We learn that the Doctor uses the name ‘The Doctor’ as a promise to himself. Echoing previous themes about how his name dictates his actions and vice versa this new incarnation did something so terrible that the 11th Doctor suggests he has forfeited the right to use the title.

The revelation that this incarnation is played by John Hurt is worthy enough of a cliff hanger ending, setting up the much anticipated 50th Anniversary.

I greatly enjoyed this episode, carrying its theme of finality and the legacy the Doctor leaves  behind throughout. While we are no closer to knowing the Doctor’s real identity of his secrets (and ‘Lungbarrow’ answers those questions for me) we did at least get an explanation for Clara.

I’m glad that Clara is a real person and had guessed that she was ‘Clara Prime’ with the other two versions being echoes of the original but it was handled well here, as was the reason that this was necessary.

I think it may have worked better if we’d known Clara for longer, as we’ve had just over half a season for the relationship to build between the two. Her sacrifice might have been weightier had it been someone like Amy Pond who’d stepped into his time stream.

Freed of her Impossible Girl status we may see some growth from Clara. The acknowledgment that even she isn’t sure who she is may allow some depth to be added to her.

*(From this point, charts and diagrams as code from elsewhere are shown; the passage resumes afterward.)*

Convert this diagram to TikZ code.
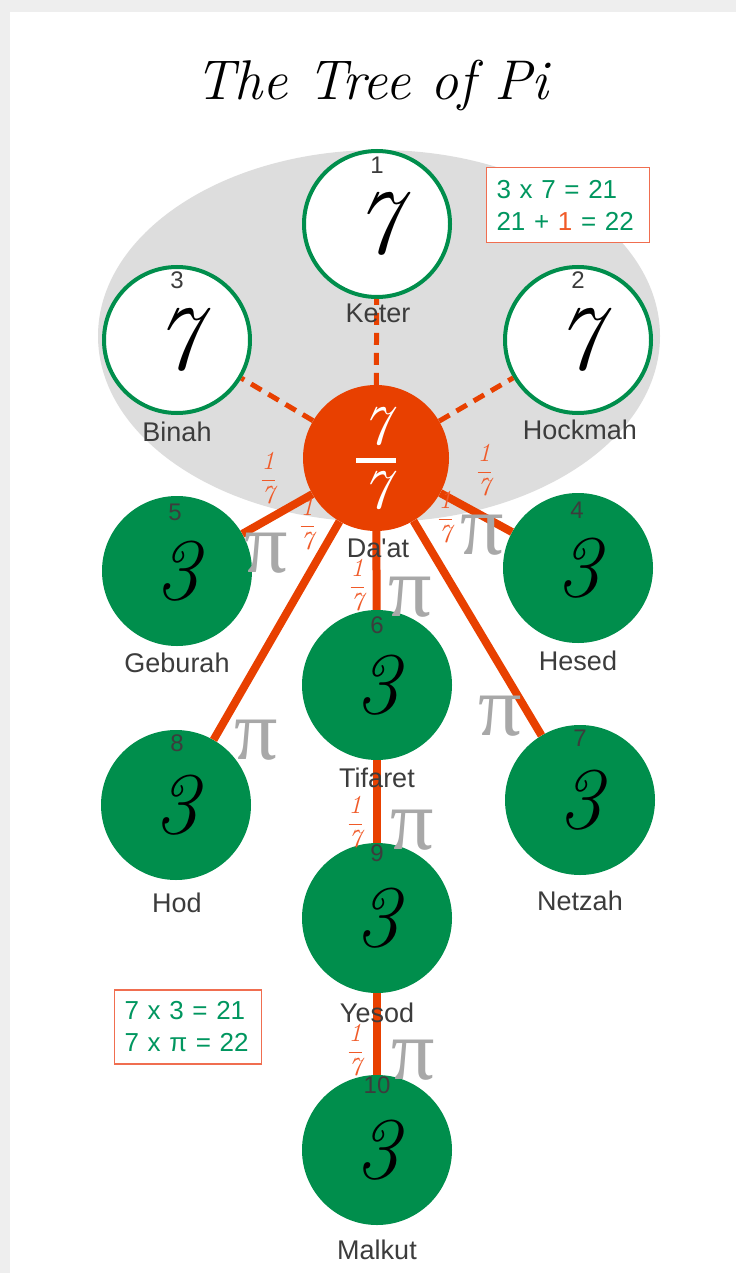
\documentclass[tikz,border=0pt]{standalone}
\usepackage{fontspec}
\usepackage{amsmath}
\newfontfamily\labelfont{Liberation Sans}
\newfontfamily\pifont{Liberation Serif}

\definecolor{treegreen}{RGB}{0,142,76}
\definecolor{textgreen}{RGB}{0,150,95}
\definecolor{treeorange}{RGB}{232,64,0}
\definecolor{fracorange}{RGB}{240,90,40}
\definecolor{boxorange}{RGB}{240,110,80}
\definecolor{veilgray}{RGB}{221,221,221}
\definecolor{labelgray}{RGB}{60,60,60}
\definecolor{pigray}{RGB}{168,168,168}
\definecolor{pagegray}{RGB}{238,238,238}

\tikzset{
  crown/.style={circle, draw=treegreen, line width=4pt, fill=white,
    minimum size=146pt, inner sep=0pt,
    font=\fontsize{92}{92}\selectfont\itshape},
  sefira/.style={circle, fill=treegreen, minimum size=150pt, inner sep=0pt,
    font=\fontsize{88}{88}\selectfont\itshape},
  daatdisc/.style={circle, fill=treeorange, minimum size=146pt, inner sep=0pt},
  sefname/.style={text=labelgray, font=\labelfont\fontsize{27}{27}\selectfont, inner sep=0pt},
  numtag/.style={text=labelgray, font=\labelfont\fontsize{24}{24}\selectfont, inner sep=0pt},
  branch/.style={draw=treeorange, line width=8pt},
  veil/.style={draw=treeorange, line width=5pt, dash pattern=on 12pt off 8pt},
  seventh/.style={text=fracorange, font=\fontsize{26}{30}\selectfont, inner sep=0pt},
  pimark/.style={text=pigray, font=\pifont\fontsize{86}{86}\selectfont, inner sep=0pt},
  calcbox/.style={draw=boxorange, line width=1.5pt, fill=white, text=textgreen,
    font=\labelfont\fontsize{26}{32}\selectfont, align=left,
    inner xsep=10pt, inner ysep=6pt}
}

\begin{document}
\begin{tikzpicture}[x=1pt, y=-1pt]

  % ============================================================
  % Page and title
  % ============================================================
  \useasboundingbox (0,0) rectangle (736,1273);
  \fill[pagegray] (0,0) rectangle (736,1273);
  \fill[white] (10,12) rectangle (736,1273);

  \node[font=\fontsize{56}{56}\selectfont\itshape, anchor=base] (title)
    at (372,100) {The Tree of Pi};

  % grey veil behind the supernal triad
  \fill[veilgray] (379,336) ellipse [x radius=281, y radius=186];

  % ============================================================
  % Sefirot
  % ============================================================
  \node[crown] (keter)   at (377,224) {7};
  \node[crown] (hockmah) at (578,340) {7};
  \node[crown] (binah)   at (177,340) {7};

  \node[daatdisc] (daat) at (376,458) {};

  \node[sefira] (hesed)   at (578,568) {3};
  \node[sefira] (geburah) at (177,571) {3};
  \node[sefira] (tifaret) at (377,685) {3};
  \node[sefira] (netzah)  at (580,800) {3};
  \node[sefira] (hod)     at (176,805) {3};
  \node[sefira] (yesod)   at (377,918) {3};
  \node[sefira] (malkut)  at (377,1150) {3};

  % Da'at carries 7/7
  \node[text=white, font=\fontsize{56}{56}\selectfont\itshape, inner sep=0pt]
    (daat-num) at (376,426) {7};
  \node[fill=white, minimum width=40pt, minimum height=5pt, inner sep=0pt]
    (daat-bar) at (376,460) {};
  \node[text=white, font=\fontsize{56}{56}\selectfont\itshape, inner sep=0pt]
    (daat-den) at (376,490) {7};

  % ============================================================
  % Paths
  % ============================================================
  \foreach \s in {keter, hockmah, binah}
    \draw[veil] (daat) -- (\s);

  \foreach \s in {hesed, geburah, tifaret, netzah, hod}
    \draw[branch] (daat) -- (\s);
  \draw[branch] (tifaret) -- (yesod);
  \draw[branch] (yesod) -- (malkut);

  % ============================================================
  % Names and numbers
  % ============================================================
  \foreach \s/\txt/\lx/\ly in {
      keter/Keter/378/313,
      binah/Binah/177/432,
      hockmah/Hockmah/580/430,
      daat/Da'at/378/548,
      geburah/Geburah/177/663,
      hesed/Hesed/578/661,
      tifaret/Tifaret/377/778,
      hod/Hod/177/903,
      netzah/Netzah/580/901,
      yesod/Yesod/377/1013,
      malkut/Malkut/377/1250}
    \node[sefname] (name-\s) at (\lx,\ly) {\txt};

  \foreach \n/\nx/\ny in {
      1/377/165, 2/578/280, 3/177/280,
      4/577/510, 5/175/512, 6/377/625,
      7/580/738, 8/177/743, 9/377/853, 10/377/1085}
    \node[numtag] (num-\n) at (\nx,\ny) {\n};

  % one-seventh marks along the branches
  \foreach \fx/\fy [count=\k] in {
      268/478, 307/524, 484/470, 445/517,
      357/585, 355/822, 355/1050}
    \node[seventh] (seventh-\k) at (\fx,\fy) {$\dfrac{\mathit{1}}{\mathit{7}}$};

  % pi marks
  \foreach \px/\py [count=\k] in {
      266/553, 482/535, 410/597, 256/740,
      500/716, 412/830, 413/1060}
    \node[pimark] (pi-\k) at (\px,\py) {π};

  % ============================================================
  % Sums
  % ============================================================
  \node[calcbox, text width=143pt, minimum height=75pt] (sum-top) at (568,205)
    {3 x 7 = 21\\21 + {\color{fracorange}1} = 22};
  \node[calcbox, text width=127pt, minimum height=74pt] (sum-low) at (188,1027)
    {7 x 3 = 21\\7 x π = 22};

\end{tikzpicture}
\end{document}
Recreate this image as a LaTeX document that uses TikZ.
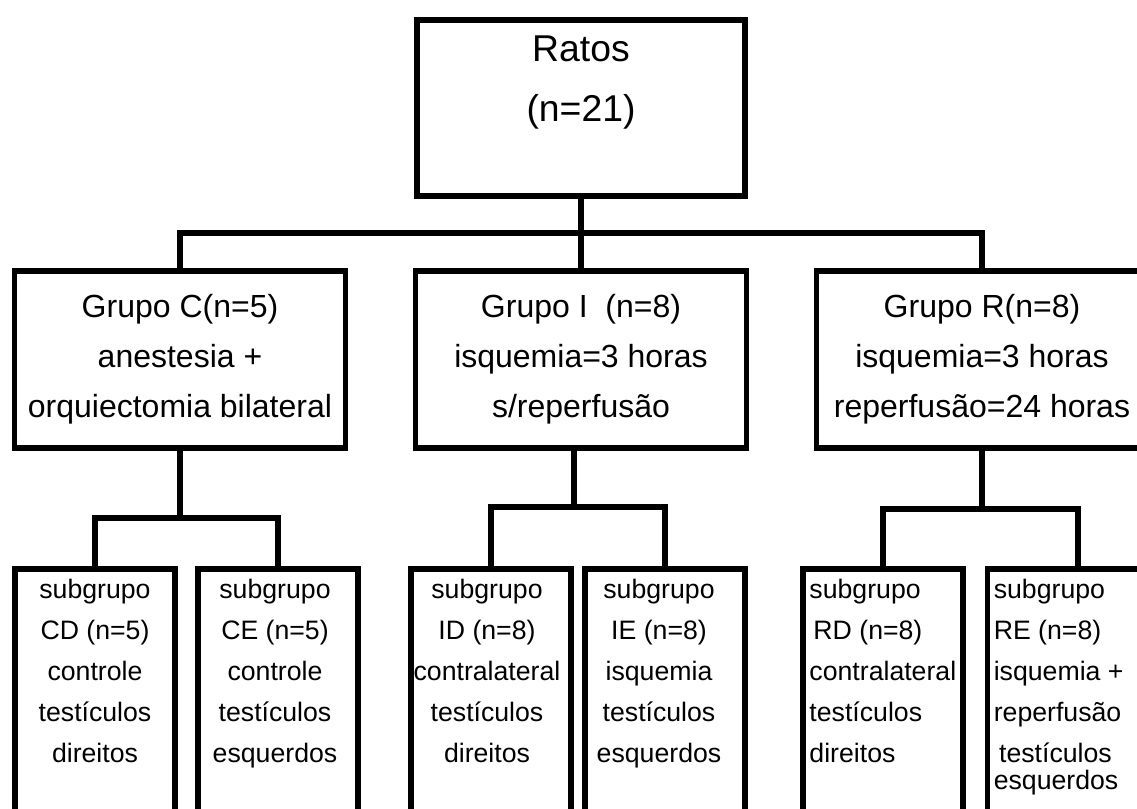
\documentclass[tikz,border=0pt]{standalone}
\usepackage{fontspec}
\setmainfont{Liberation Sans}
\usetikzlibrary{calc}

\begin{document}
\begin{tikzpicture}[x=0.75pt, y=-0.75pt,
    caixa/.style={draw, line width=4.2pt, minimum width=248pt, minimum height=132.75pt,
      align=center, inner sep=0pt, font=\fontsize{24}{37.5}\selectfont},
    sub/.style={draw, line width=4.2pt, anchor=north, minimum width=120pt, minimum height=255pt},
    texto/.style={anchor=north, inner sep=0pt, font=\fontsize{20}{30.75}\selectfont},
    liga/.style={line width=4.2pt}]

  \useasboundingbox (0,0) rectangle (1137,809);
  \clip (0,0) rectangle (1137,809);

  \node[caixa, minimum width=246pt, minimum height=132pt, font=\fontsize{28}{45}\selectfont]
    (ratos) at (581,108) {Ratos\\(n=21)\\[-7.5pt]\phantom{(n=21)}};

  \node[caixa] (gc) at (180,359.5) {Grupo C(n=5)\\anestesia +\\orquiectomia bilateral};
  \node[caixa] (gi) at (581,359.5) {Grupo I \ (n=8)\\isquemia=3 horas\\s/reperfusão};
  \node[caixa] (gr) at (982,359.5) {Grupo R(n=8)\\isquemia=3 horas\\reperfusão=24 horas};

  \coordinate (barra) at (0,233);
  \draw[liga] (ratos.south) -- (gi.north);
  \draw[liga] (gc.north) |- (barra -| ratos.south) -| (gr.north);

  \node[sub] (cd) at (95,566) {};
  \node[sub] (ce) at (278,566) {};
  \node[sub] (id) at (491,566) {};
  \node[sub] (ie) at (665,566) {};
  \node[sub] (rd) at (883,566) {};
  \node[sub, minimum width=136pt] (re) at (1078,566) {};

  \draw[liga] (gc.south) -- ++(0,67) coordinate (bc);
  \draw[liga] (cd.north) |- (bc) -| (ce.north);
  \draw[liga] ([xshift=-5.25pt]gi.south) -- ++(0,56) coordinate (bi);
  \draw[liga] (id.north) |- (bi) -| (ie.north);
  \draw[liga] (gr.south) -- ++(0,58) coordinate (br);
  \draw[liga] (rd.north) |- (br) -| (re.north);

  \node[texto, align=center] (cdtx) at ($(cd.north)+(0,13)$)
    {subgrupo\\CD (n=5)\\controle\\testículos\\direitos};
  \node[texto, align=center] (cetx) at ($(ce.north)+(-3,13)$)
    {subgrupo\\CE (n=5)\\controle\\testículos\\esquerdos};
  \node[texto, align=center] (idtx) at ($(id.north)+(-4,13)$)
    {subgrupo\\ID (n=8)\\contralateral\\testículos\\direitos};
  \node[texto, align=center] (ietx) at ($(ie.north)+(-6,13)$)
    {subgrupo\\IE (n=8)\\isquemia\\testículos\\esquerdos};
  \node[texto, align=left, anchor=north west] (rdtx) at ($(rd.north west)+(9,13)$)
    {subgrupo\\\hspace*{3pt}RD (n=8)\\contralateral\\testículos\\direitos};
  \node[texto, align=left, anchor=north west] (retx) at ($(re.north west)+(9,13)$)
    {subgrupo\\RE (n=8)\\isquemia +\\reperfusão\\\hspace*{4pt}testículos\\[-10.5pt]esquerdos};
\end{tikzpicture}
\end{document}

Matt Smith gave another great performance, carrying the weight of these momentous events. The Doctor is experiencing a momentous moment in his life, coming to face to face with his own mortality and Matt Smith really sells it, from his tears in Clara’s living room to his defiant confrontation with the Great Intelligence.

Despite my misgivings about Jenna-Louise Coleman last episode she was very good here, refusing to be overshadowed by some very familiar old faces. She captured the wonder and awe of travelling through the Doctor’s life, aided by some great era appropriate costumes.

Richard E Grant brilliantly played the Great Intelligence, full of inhuman menace. It is shame that this would seem to bring to an end to the Great Intelligence’s involvement in the Doctor’s life (although since the time stream contained the 11th Doctors future he may turn up again only to be thwarted by an echo of Clara).

Should we surmise that the 2nd Doctor’s encounter with the Great Intelligence were early signs of the villains encroachment into his time line given the dating problems of ‘The Abominable Snowmen’ and the GI’s creation in ‘The Snowmen’?

While I normally don’t like titles promising things they can’t (such as ‘The Doctor’s Daughter’ and ‘The Next Doctor’) I am fine with not knowing the name of the Doctor. His name wouldn’t have any significance unless it revealed he was someone else and if he was someone else he wouldn’t be the Doctor.

Looking back at this season I don’t think there have been as many great episodes but even the worst of the episodes (namely ‘Dinosaurs On A Spaceship’, ‘The Power of Three’ and ‘Journey To The Centre Of The TARDIS’) have had some good parts.

I have a lot of anticipation built up for the 50th anniversary and once that celebration is behind us I am looking forward to seeing what the future holds for Doctor Who.